Now I am close to being a novice when it comes to identifying hoverflies, unlike one of my colleagues who is currently doing her RSPB sabbatical by spending a month finding hoverflies on RSPB nature reserves. The last time I saw her, she had managed to identify over 250 species in her own garden alone - yes, that's the incredible diversity of hoverflies that is out there.

But at least I do know this one - Episyrphus balteatus, or as it is colloquially known, the Marmalade Hoverfly. And this individual photographed yesterday is just one of dozens that have been in my garden for about a month now.

There is a very good chance that it is in yours too, being a very common and widespread species throughout the UK. What makes it easy to identify are those two narrow black stripes in between the thicker black stripes on its abdomen.

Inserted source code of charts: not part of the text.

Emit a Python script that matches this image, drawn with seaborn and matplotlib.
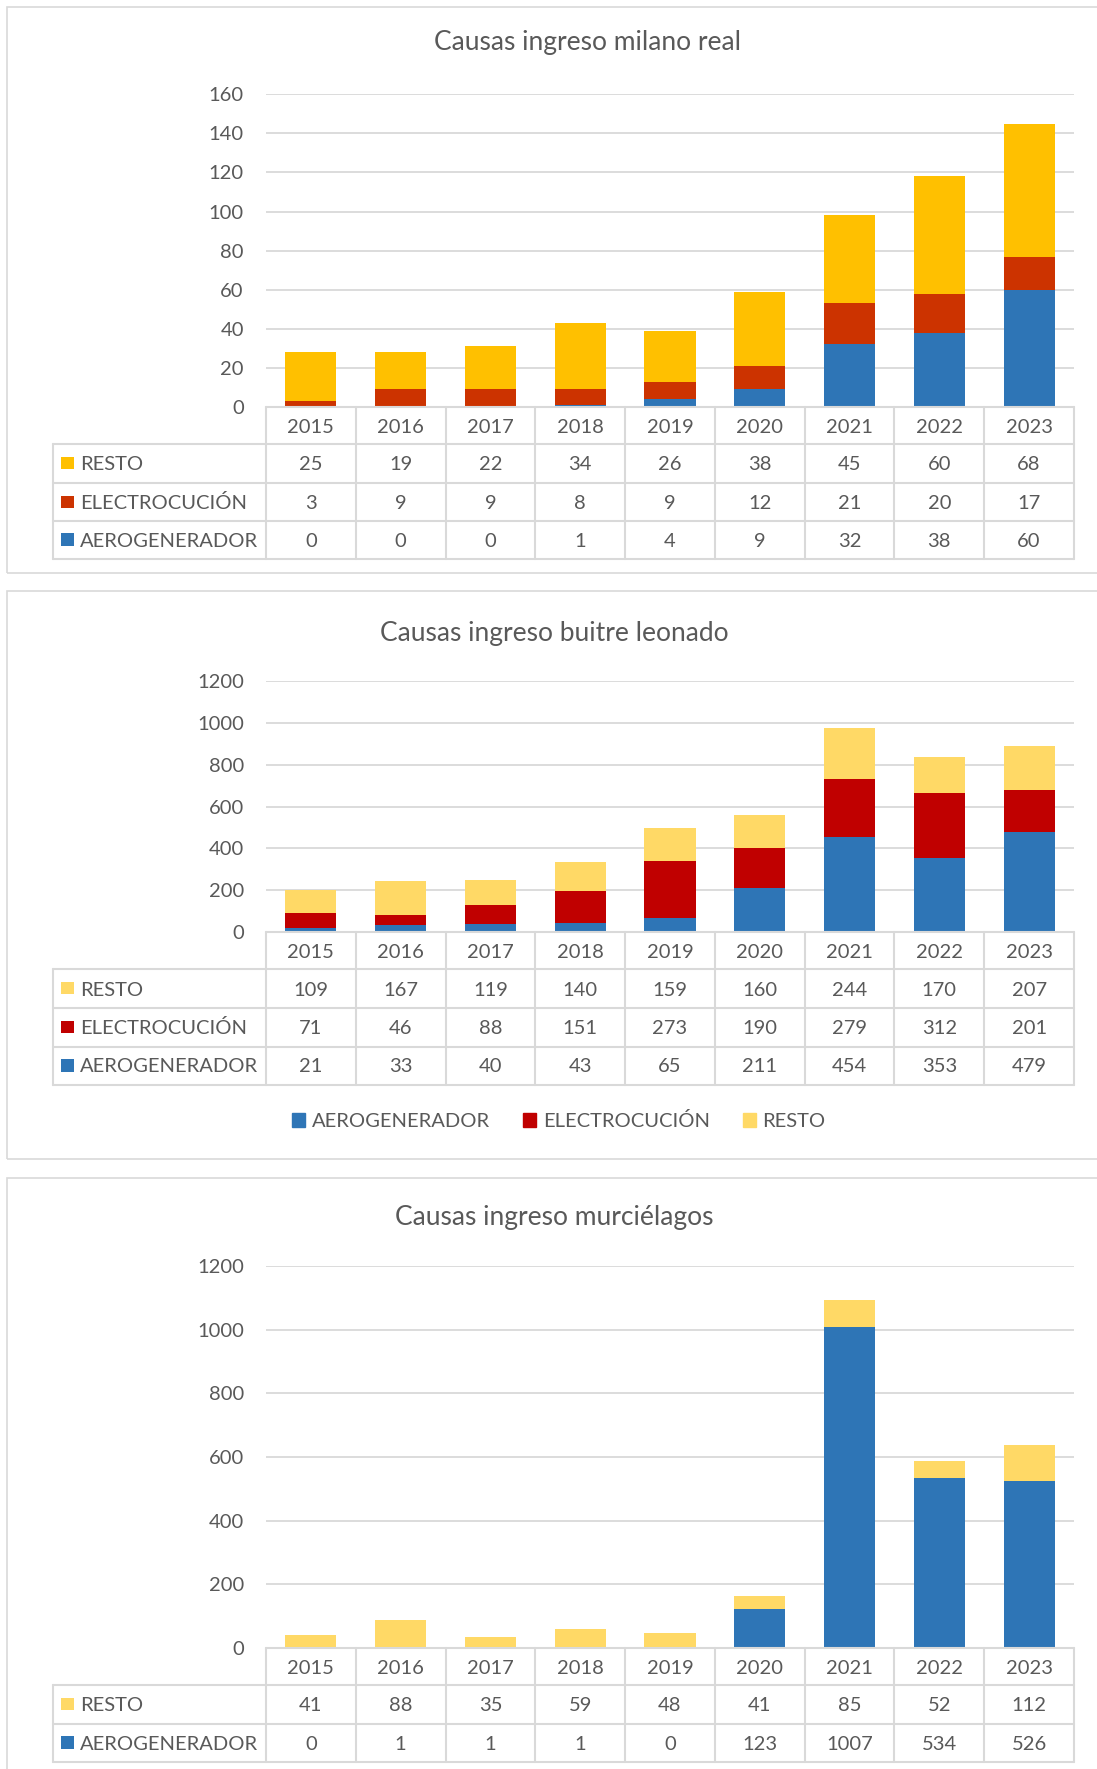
import matplotlib
matplotlib.use('Agg')
import matplotlib.pyplot as plt
import matplotlib.transforms as mtransforms
from matplotlib.patches import Rectangle, Patch
import seaborn as sns

# datos
YEARS = ['2015', '2016', '2017', '2018', '2019', '2020', '2021', '2022', '2023']

MILANO_RESTO = [25, 19, 22, 34, 26, 38, 45, 60, 68]
MILANO_ELECTRO = [3, 9, 9, 8, 9, 12, 21, 20, 17]
MILANO_AERO = [0, 0, 0, 1, 4, 9, 32, 38, 60]

BUITRE_RESTO = [109, 167, 119, 140, 159, 160, 244, 170, 207]
BUITRE_ELECTRO = [71, 46, 88, 151, 273, 190, 279, 312, 201]
BUITRE_AERO = [21, 33, 40, 43, 65, 211, 454, 353, 479]

MURC_RESTO = [41, 88, 35, 59, 48, 41, 85, 52, 112]
MURC_AERO = [0, 1, 1, 1, 0, 123, 1007, 534, 526]

W, H = 1097, 1769
TXT = '#595959'
GRID = '#D9D9D9'
BLUE = '#2E75B6'
ORANGE_RED = '#CC3300'
DARK_RED = '#C00000'
GOLD = '#FFC000'
LIGHT_GOLD = '#FFD966'

FS = 14.5
FS_TITLE = 19

sns.set_theme(style='white')
plt.rcParams['font.family'] = ['Lato', 'DejaVu Sans']

fig = plt.figure(figsize=(W / 100, H / 100), dpi=100)

AX_L, AX_R = 266, 1074
LABEL_L = 52.5


def fx(px):
    return px / W


def fy(py):
    return 1 - py / H


def draw_panel(box, title, title_x, title_y, top_px, zero_px, row_px, ymax, ystep, series):
    # marco del grafico
    x0, y0, x1, y1 = box
    fig.add_artist(Rectangle((fx(x0), fy(y1)), fx(x1 - x0), (y1 - y0) / H,
                             transform=fig.transFigure, fill=False,
                             edgecolor=GRID, linewidth=1.2))

    ax = fig.add_axes([fx(AX_L), fy(zero_px), fx(AX_R - AX_L), (zero_px - top_px) / H])

    # barras apiladas, de abajo hacia arriba
    bottom = [0] * len(YEARS)
    for name, vals, color in series:
        sns.barplot(x=YEARS, y=vals, bottom=bottom, color=color, saturation=1,
                    width=0.57, errorbar=None, linewidth=0, ax=ax)
        bottom = [b + v for b, v in zip(bottom, vals)]

    ax.set_ylim(0, ymax)
    ax.set_xlim(-0.5, len(YEARS) - 0.5)
    ax.set_yticks(range(0, ymax + 1, ystep))
    ax.yaxis.grid(True, color=GRID, linewidth=1.3)
    ax.set_axisbelow(True)
    ax.tick_params(axis='y', length=0, pad=16, labelsize=FS, labelcolor=TXT)
    ax.tick_params(axis='x', bottom=False, labelbottom=False)
    ax.set_xlabel('')
    ax.set_ylabel('')
    for s in ax.spines.values():
        s.set_visible(False)

    fig.text(fx(title_x), fy(title_y + 9), title, ha='center', va='baseline',
             fontsize=FS_TITLE, color=TXT)

    # tabla de datos
    tr = mtransforms.blended_transform_factory(ax.transData, fig.transFigure)
    unit = (AX_R - AX_L) / len(YEARS)
    x_left = -0.5 - (AX_L - LABEL_L) / unit
    n = len(YEARS)
    lk = dict(color=GRID, linewidth=1.5, transform=tr, clip_on=False)
    for i in range(n + 1):
        ax.plot([i - 0.5, i - 0.5], [fy(row_px[0]), fy(row_px[-1])], **lk)
    ax.plot([-0.5, n - 0.5], [fy(row_px[0])] * 2, **lk)
    for yy in row_px[1:]:
        ax.plot([x_left, n - 0.5], [fy(yy)] * 2, **lk)
    ax.plot([x_left, x_left], [fy(row_px[1]), fy(row_px[-1])], **lk)

    cy = (row_px[0] + row_px[1]) / 2
    for i, yr in enumerate(YEARS):
        ax.text(i, fy(cy + 7), yr, transform=tr, ha='center', va='baseline',
                fontsize=FS, color=TXT)

    table_rows = list(reversed(series))
    for r, (name, vals, color) in enumerate(table_rows):
        cy = (row_px[r + 1] + row_px[r + 2]) / 2
        fig.add_artist(Rectangle((fx(61), fy(cy + 6)), fx(12.5), 12.5 / H,
                                 transform=fig.transFigure, color=color, linewidth=0))
        fig.text(fx(80), fy(cy + 7), name, ha='left', va='baseline',
                 fontsize=FS, color=TXT)
        for i, v in enumerate(vals):
            ax.text(i, fy(cy + 7), str(v), transform=tr, ha='center', va='baseline',
                    fontsize=FS, color=TXT)
    return ax


draw_panel((7, 7, 1105, 573), 'Causas ingreso milano real', 587, 41,
           94.3, 407, [407, 444, 483, 521, 559], 160, 20,
           [('AEROGENERADOR', MILANO_AERO, BLUE),
            ('ELECTROCUCIÓN', MILANO_ELECTRO, ORANGE_RED),
            ('RESTO', MILANO_RESTO, GOLD)])

draw_panel((7, 591, 1105, 1158.5), 'Causas ingreso buitre leonado', 554, 631.5,
           681, 932, [932, 969, 1008, 1046.5, 1084.5], 1200, 200,
           [('AEROGENERADOR', BUITRE_AERO, BLUE),
            ('ELECTROCUCIÓN', BUITRE_ELECTRO, DARK_RED),
            ('RESTO', BUITRE_RESTO, LIGHT_GOLD)])

draw_panel((7, 1178, 1105, 1780), 'Causas ingreso murciélagos', 554.5, 1216.5,
           1266, 1648, [1648, 1685, 1723.5, 1761.7], 1200, 200,
           [('AEROGENERADOR', MURC_AERO, BLUE),
            ('RESTO', MURC_RESTO, LIGHT_GOLD)])

# leyenda del grafico del buitre
handles = [Patch(color=BLUE), Patch(color=DARK_RED), Patch(color=LIGHT_GOLD)]
fig.legend(handles, ['AEROGENERADOR', 'ELECTROCUCIÓN', 'RESTO'],
           loc='center', bbox_to_anchor=(fx(559), fy(1121)), ncol=3, frameon=False,
           fontsize=FS, labelcolor=TXT, handlelength=0.65, handleheight=0.65,
           handletextpad=0.32, columnspacing=1.65, borderpad=0)

fig.savefig('out.png', dpi=100)
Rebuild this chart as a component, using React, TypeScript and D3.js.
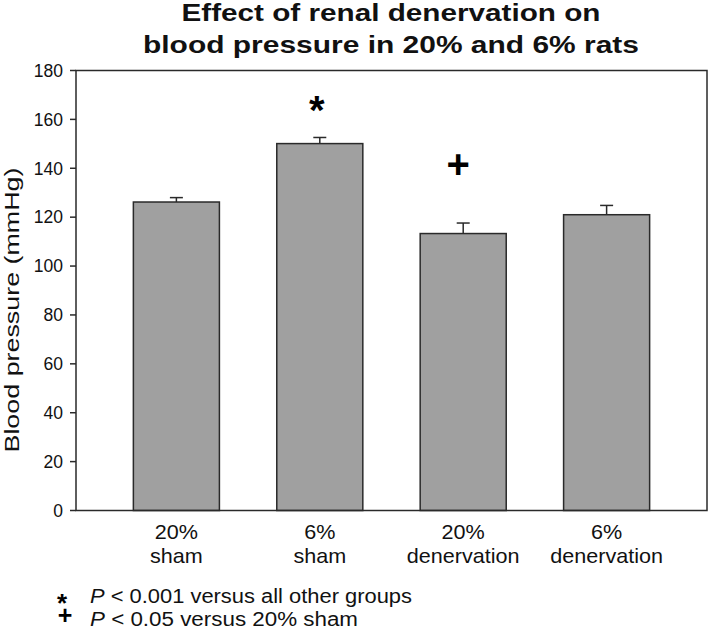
import React from "react";
import * as d3 from "d3";

const groupsLine1 = ["20%", "6%", "20%", "6%"];
const groupsLine2 = ["sham", "sham", "denervation", "denervation"];
const groupKeys = ["20% sham", "6% sham", "20% denervation", "6% denervation"];
const meanBP = [126.2, 150.1, 113.3, 121.0];
const semBP = [1.8, 2.5, 4.3, 3.8];
const yTicks = [0, 20, 40, 60, 80, 100, 120, 140, 160, 180];
const markers = [
  { group: "6% sham", symbol: "*", value: 158 },
  { group: "20% denervation", symbol: "+", value: 136 },
];
const titleLines = ["Effect of renal denervation on", "blood pressure in 20% and 6% rats"];
const footnotes = [
  { symbol: "*", text: " < 0.001 versus all other groups" },
  { symbol: "+", text: " < 0.05 versus 20% sham" },
];

const W = 709;
const H = 630;
const left = 76;
const right = 707;
const top = 70.5;
const bottom = 510.5;
const FONT = "'Liberation Sans', Arial, Helvetica, sans-serif";
const INK = "#2a2a2a";

export default function App() {
  const x = d3.scaleBand<string>().domain(groupKeys).range([left, right]).paddingInner(0.4).paddingOuter(0.4);
  const y = d3.scaleLinear().domain([0, 180]).range([bottom, top]);
  const bw = x.bandwidth();

  return (
    <svg width={W} height={H} style={{ position: "absolute", left: 0, top: 0, background: "#fff" }} fontFamily={FONT}>
      {/* title */}
      <text x={391} y={21} textAnchor="middle" fontSize={23} fontWeight="bold" fill="#111" textLength={419} lengthAdjust="spacingAndGlyphs">
        {titleLines[0]}
      </text>
      <text x={391} y={53} textAnchor="middle" fontSize={23} fontWeight="bold" fill="#111" textLength={496} lengthAdjust="spacingAndGlyphs">
        {titleLines[1]}
      </text>

      {/* bars */}
      {groupKeys.map((g, i) => {
        const x0 = x(g)!;
        const cx = x0 + bw / 2;
        return (
          <g key={g}>
            <line x1={cx} x2={cx} y1={y(meanBP[i])} y2={y(meanBP[i] + semBP[i])} stroke={INK} strokeWidth={1.5} />
            <line x1={cx - 6.5} x2={cx + 6.5} y1={y(meanBP[i] + semBP[i])} y2={y(meanBP[i] + semBP[i])} stroke={INK} strokeWidth={1.5} />
            <rect x={x0} y={y(meanBP[i])} width={bw} height={y(0) - y(meanBP[i])} fill="#a0a0a0" stroke={INK} strokeWidth={1.5} />
          </g>
        );
      })}

      {/* frame */}
      <rect x={left} y={top} width={right - left} height={bottom - top} fill="none" stroke={INK} strokeWidth={1.5} />

      {/* y axis ticks */}
      {yTicks.map((t) => (
        <g key={t}>
          <line x1={left - 6} x2={left} y1={y(t)} y2={y(t)} stroke={INK} strokeWidth={1.5} />
          <text x={left - 13} y={y(t)} dy="0.36em" textAnchor="end" fontSize={17.5} fill="#111">
            {t}
          </text>
        </g>
      ))}

      {/* y label */}
      <text transform={`translate(19, 310) rotate(-90)`} textAnchor="middle" fontSize={20} fill="#111" textLength={285} lengthAdjust="spacingAndGlyphs">
        Blood pressure (mmHg)
      </text>

      {/* x labels */}
      {groupKeys.map((g, i) => {
        const cx = x(g)! + bw / 2;
        return (
          <g key={g} transform={`translate(${cx},0) scale(1.08,1)`}>
            <text x={0} y={539} textAnchor="middle" fontSize={20} fill="#111">{groupsLine1[i]}</text>
            <text x={0} y={563} textAnchor="middle" fontSize={20} fill="#111">{groupsLine2[i]}</text>
          </g>
        );
      })}

      {/* significance markers */}
      {markers.map((m) => {
        const cx = x(m.group)! + bw / 2;
        return (
          <text key={m.group} x={m.symbol === "+" ? cx - 5 : cx - 3} y={y(m.value)} textAnchor="middle" fontSize={40} fontWeight="bold" fill="#000">
            {m.symbol}
          </text>
        );
      })}

      {/* footnotes */}
      <text x={62} y={612} textAnchor="middle" fontSize={26} fontWeight="bold" fill="#000">{footnotes[0].symbol}</text>
      <text x={90} y={603} fontSize={19.5} fill="#111" textLength={322} lengthAdjust="spacingAndGlyphs">
        <tspan fontStyle="italic">P</tspan>{footnotes[0].text}
      </text>
      <text x={65} y={624} textAnchor="middle" fontSize={25} fontWeight="bold" fill="#000">{footnotes[1].symbol}</text>
      <text x={90} y={626} fontSize={19.5} fill="#111" textLength={268} lengthAdjust="spacingAndGlyphs">
        <tspan fontStyle="italic">P</tspan>{footnotes[1].text}
      </text>
    </svg>
  );
}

The orange-and-black colouration is to make birds and other predators think that they are a wasp and so avoid them, but the good news for us is that they don't sting, or bite, and they pollinate flowers (in my garden Marjoram, Tansy and Fleabane are currently top of the menu), and their maggot-like larvae eat aphids. Now that's the kind of marmalade you want spread everywhere!

  • You learn something new every day. I didn’t know hoverfly larvae ate aphids, that is good news, I’m always plagued with them.

    Last year I dotted Ladybird houses all around the garden, this year I have more ladybirds than I’ve ever had and they have eaten their way through most of the aphids (perhaps with a little help from the hoverflies). I’d like to think that providing them somewhere safe and warm to overwinter was a contributing factor to their numbers but there is no way of really knowing.

    I’ve made some Ladybird towers this year just in case it had something to do with me.